--- Begin Given information ---
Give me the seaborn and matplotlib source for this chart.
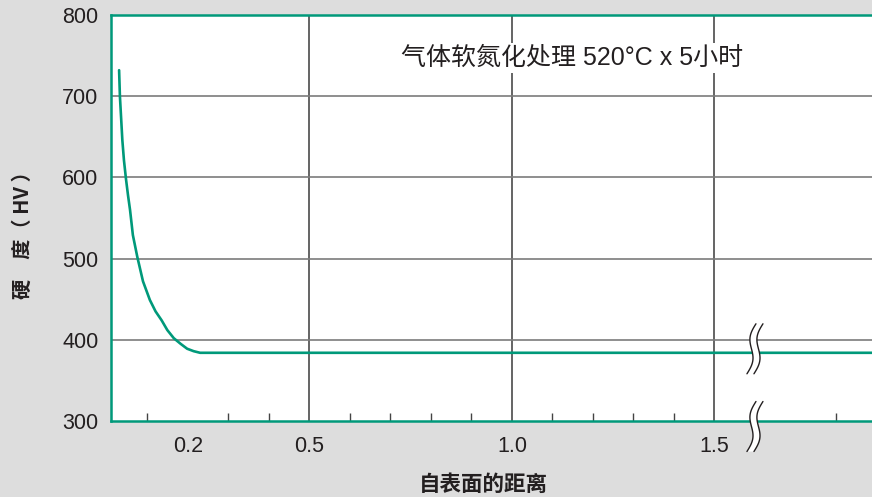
import numpy as np
import pandas as pd
import matplotlib
matplotlib.use("Agg")
import matplotlib.pyplot as plt
from matplotlib.transforms import ScaledTranslation
import seaborn as sns

# Hardness profile after gas soft nitriding (520 °C x 5 h)
depth_mm = [0.030, 0.032, 0.035, 0.038, 0.042, 0.047, 0.052, 0.057, 0.064, 0.075,
            0.089, 0.106, 0.120, 0.135, 0.149, 0.165, 0.182, 0.198, 0.214, 0.230, 1.890]
hardness_hv = [732, 700, 673, 646, 621, 598, 578, 560, 529, 502,
               472, 449, 435, 424, 412, 402, 395, 389, 386, 384, 384]

x_major_ticks = [0.2, 0.5, 1.0, 1.5]
x_major_labels = ["0.2", "0.5", "1.0", "1.5"]
x_minor_ticks = [0.1, 0.2, 0.3, 0.4, 0.6, 0.7, 0.8, 0.9, 1.1, 1.2, 1.3, 1.4, 1.8]
y_ticks = [300, 400, 500, 600, 700, 800]
grid_x = [0.5, 1.0, 1.5]
grid_y = [400, 500, 600, 700]
x_break = 1.6

title_text = "气体软氮化处理 520°C x 5小时"
x_label = "自表面的距离"
y_label = "硬\u3000度（ HV ）"

GREEN = "#00997a"
BG = "#dddddd"
INK = "#231f20"

sns.set_style("white")
plt.rcParams["font.family"] = ["Liberation Sans", "Noto Sans CJK SC", "DejaVu Sans"]

W, H, DPI = 872, 497, 100
fig = plt.figure(figsize=(W / DPI, H / DPI), dpi=DPI, facecolor=BG)
ax = fig.add_axes([111 / W, (H - 421) / H, (W - 111) / W, 406 / H])
ax.set_facecolor("white")

ax.set_xlim(0.01, 1.889)
ax.set_ylim(300, 800)

for gx in grid_x:
    ax.axvline(gx, color="#4a4a4a", lw=1.2, zorder=1)
for gy in grid_y:
    ax.axhline(gy, color="#7c7c7c", lw=1.2, zorder=1)

df = pd.DataFrame({"depth": depth_mm, "hv": hardness_hv})
sns.lineplot(data=df, x="depth", y="hv", ax=ax, color=GREEN, lw=1.9,
             sort=False, estimator=None, zorder=3)
for ln in ax.lines:
    ln.set_solid_joinstyle("round")

ax.set_xticks(x_major_ticks)
ax.set_xticklabels(x_major_labels)
ax.set_xticks(x_minor_ticks, minor=True)
ax.set_yticks(y_ticks)
ax.set_yticklabels([str(v) for v in y_ticks])
ax.tick_params(axis="x", which="major", length=0, pad=11, labelsize=15.5, labelcolor=INK)
ax.tick_params(axis="x", which="minor", direction="in", length=5.5, width=1.0,
               color="#444444", bottom=True)
ax.tick_params(axis="y", length=0, pad=9, labelsize=15.5, labelcolor=INK)

for side in ("left", "bottom", "top"):
    ax.spines[side].set_color(GREEN)
    ax.spines[side].set_linewidth(1.8)
    ax.spines[side].set_zorder(4)
ax.spines["right"].set_visible(False)

ax.set_xlabel(x_label, fontsize=15.5, fontweight="bold", color=INK,
              family=["Noto Sans CJK SC", "DejaVu Sans"])
ax.xaxis.set_label_coords(0.489, -0.157)
ax.xaxis.label.set_va("center")
ax.set_ylabel(y_label, fontsize=14.5, fontweight="bold", color=INK,
              family=["Noto Sans CJK SC", "DejaVu Sans"])
ax.yaxis.set_label_coords(-0.117, 0.47)
ax.yaxis.label.set_va("center")

ax.text(0.606, 0.894, title_text, transform=ax.transAxes, ha="center", va="center",
        fontsize=18, color=INK, zorder=5,
        family=["Liberation Sans", "Noto Sans CJK SC"],
        bbox=dict(facecolor="white", edgecolor="none", pad=2))


def draw_break(ax, xd, yd, dy_px, h_px=50, slant=9, amp=3.5, gap=7, clip=True):
    """Wavy double-line axis break centred on a data point, sized in pixels."""
    fig = ax.figure
    trans = fig.dpi_scale_trans + ScaledTranslation(xd, yd, ax.transData)
    t = np.linspace(0, 1, 80)
    y = (h_px * (0.5 - t) + dy_px) / DPI
    xc = (slant * (0.5 - t) - amp * np.sin(2 * np.pi * t)) / DPI
    xl = xc - gap / 2 / DPI
    xr = xc + gap / 2 / DPI
    poly_x = np.concatenate([xl, xr[::-1]])
    poly_y = np.concatenate([y, y[::-1]])
    ax.fill(poly_x, poly_y, color="white", transform=trans, zorder=6, clip_on=clip, lw=0)
    for xx in (xl, xr):
        ax.plot(xx, y, color=INK, lw=1.0, transform=trans, zorder=7, clip_on=clip)


draw_break(ax, x_break, hardness_hv[-1], dy_px=4)
draw_break(ax, x_break, 300, dy_px=-5.5, clip=False)

fig.savefig("out.png", dpi=DPI, facecolor=BG)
--- End Given information ---
» What to do: Without the pictures, retype the whole of the material above exactly.

» Problem solution:
Give me the seaborn and matplotlib source for this chart.
import numpy as np
import pandas as pd
import matplotlib
matplotlib.use("Agg")
import matplotlib.pyplot as plt
from matplotlib.transforms import ScaledTranslation
import seaborn as sns

# Hardness profile after gas soft nitriding (520 °C x 5 h)
depth_mm = [0.030, 0.032, 0.035, 0.038, 0.042, 0.047, 0.052, 0.057, 0.064, 0.075,
            0.089, 0.106, 0.120, 0.135, 0.149, 0.165, 0.182, 0.198, 0.214, 0.230, 1.890]
hardness_hv = [732, 700, 673, 646, 621, 598, 578, 560, 529, 502,
               472, 449, 435, 424, 412, 402, 395, 389, 386, 384, 384]

x_major_ticks = [0.2, 0.5, 1.0, 1.5]
x_major_labels = ["0.2", "0.5", "1.0", "1.5"]
x_minor_ticks = [0.1, 0.2, 0.3, 0.4, 0.6, 0.7, 0.8, 0.9, 1.1, 1.2, 1.3, 1.4, 1.8]
y_ticks = [300, 400, 500, 600, 700, 800]
grid_x = [0.5, 1.0, 1.5]
grid_y = [400, 500, 600, 700]
x_break = 1.6

title_text = "气体软氮化处理 520°C x 5小时"
x_label = "自表面的距离"
y_label = "硬\u3000度（ HV ）"

GREEN = "#00997a"
BG = "#dddddd"
INK = "#231f20"

sns.set_style("white")
plt.rcParams["font.family"] = ["Liberation Sans", "Noto Sans CJK SC", "DejaVu Sans"]

W, H, DPI = 872, 497, 100
fig = plt.figure(figsize=(W / DPI, H / DPI), dpi=DPI, facecolor=BG)
ax = fig.add_axes([111 / W, (H - 421) / H, (W - 111) / W, 406 / H])
ax.set_facecolor("white")

ax.set_xlim(0.01, 1.889)
ax.set_ylim(300, 800)

for gx in grid_x:
    ax.axvline(gx, color="#4a4a4a", lw=1.2, zorder=1)
for gy in grid_y:
    ax.axhline(gy, color="#7c7c7c", lw=1.2, zorder=1)

df = pd.DataFrame({"depth": depth_mm, "hv": hardness_hv})
sns.lineplot(data=df, x="depth", y="hv", ax=ax, color=GREEN, lw=1.9,
             sort=False, estimator=None, zorder=3)
for ln in ax.lines:
    ln.set_solid_joinstyle("round")

ax.set_xticks(x_major_ticks)
ax.set_xticklabels(x_major_labels)
ax.set_xticks(x_minor_ticks, minor=True)
ax.set_yticks(y_ticks)
ax.set_yticklabels([str(v) for v in y_ticks])
ax.tick_params(axis="x", which="major", length=0, pad=11, labelsize=15.5, labelcolor=INK)
ax.tick_params(axis="x", which="minor", direction="in", length=5.5, width=1.0,
               color="#444444", bottom=True)
ax.tick_params(axis="y", length=0, pad=9, labelsize=15.5, labelcolor=INK)

for side in ("left", "bottom", "top"):
    ax.spines[side].set_color(GREEN)
    ax.spines[side].set_linewidth(1.8)
    ax.spines[side].set_zorder(4)
ax.spines["right"].set_visible(False)

ax.set_xlabel(x_label, fontsize=15.5, fontweight="bold", color=INK,
              family=["Noto Sans CJK SC", "DejaVu Sans"])
ax.xaxis.set_label_coords(0.489, -0.157)
ax.xaxis.label.set_va("center")
ax.set_ylabel(y_label, fontsize=14.5, fontweight="bold", color=INK,
              family=["Noto Sans CJK SC", "DejaVu Sans"])
ax.yaxis.set_label_coords(-0.117, 0.47)
ax.yaxis.label.set_va("center")

ax.text(0.606, 0.894, title_text, transform=ax.transAxes, ha="center", va="center",
        fontsize=18, color=INK, zorder=5,
        family=["Liberation Sans", "Noto Sans CJK SC"],
        bbox=dict(facecolor="white", edgecolor="none", pad=2))


def draw_break(ax, xd, yd, dy_px, h_px=50, slant=9, amp=3.5, gap=7, clip=True):
    """Wavy double-line axis break centred on a data point, sized in pixels."""
    fig = ax.figure
    trans = fig.dpi_scale_trans + ScaledTranslation(xd, yd, ax.transData)
    t = np.linspace(0, 1, 80)
    y = (h_px * (0.5 - t) + dy_px) / DPI
    xc = (slant * (0.5 - t) - amp * np.sin(2 * np.pi * t)) / DPI
    xl = xc - gap / 2 / DPI
    xr = xc + gap / 2 / DPI
    poly_x = np.concatenate([xl, xr[::-1]])
    poly_y = np.concatenate([y, y[::-1]])
    ax.fill(poly_x, poly_y, color="white", transform=trans, zorder=6, clip_on=clip, lw=0)
    for xx in (xl, xr):
        ax.plot(xx, y, color=INK, lw=1.0, transform=trans, zorder=7, clip_on=clip)


draw_break(ax, x_break, hardness_hv[-1], dy_px=4)
draw_break(ax, x_break, 300, dy_px=-5.5, clip=False)

fig.savefig("out.png", dpi=DPI, facecolor=BG)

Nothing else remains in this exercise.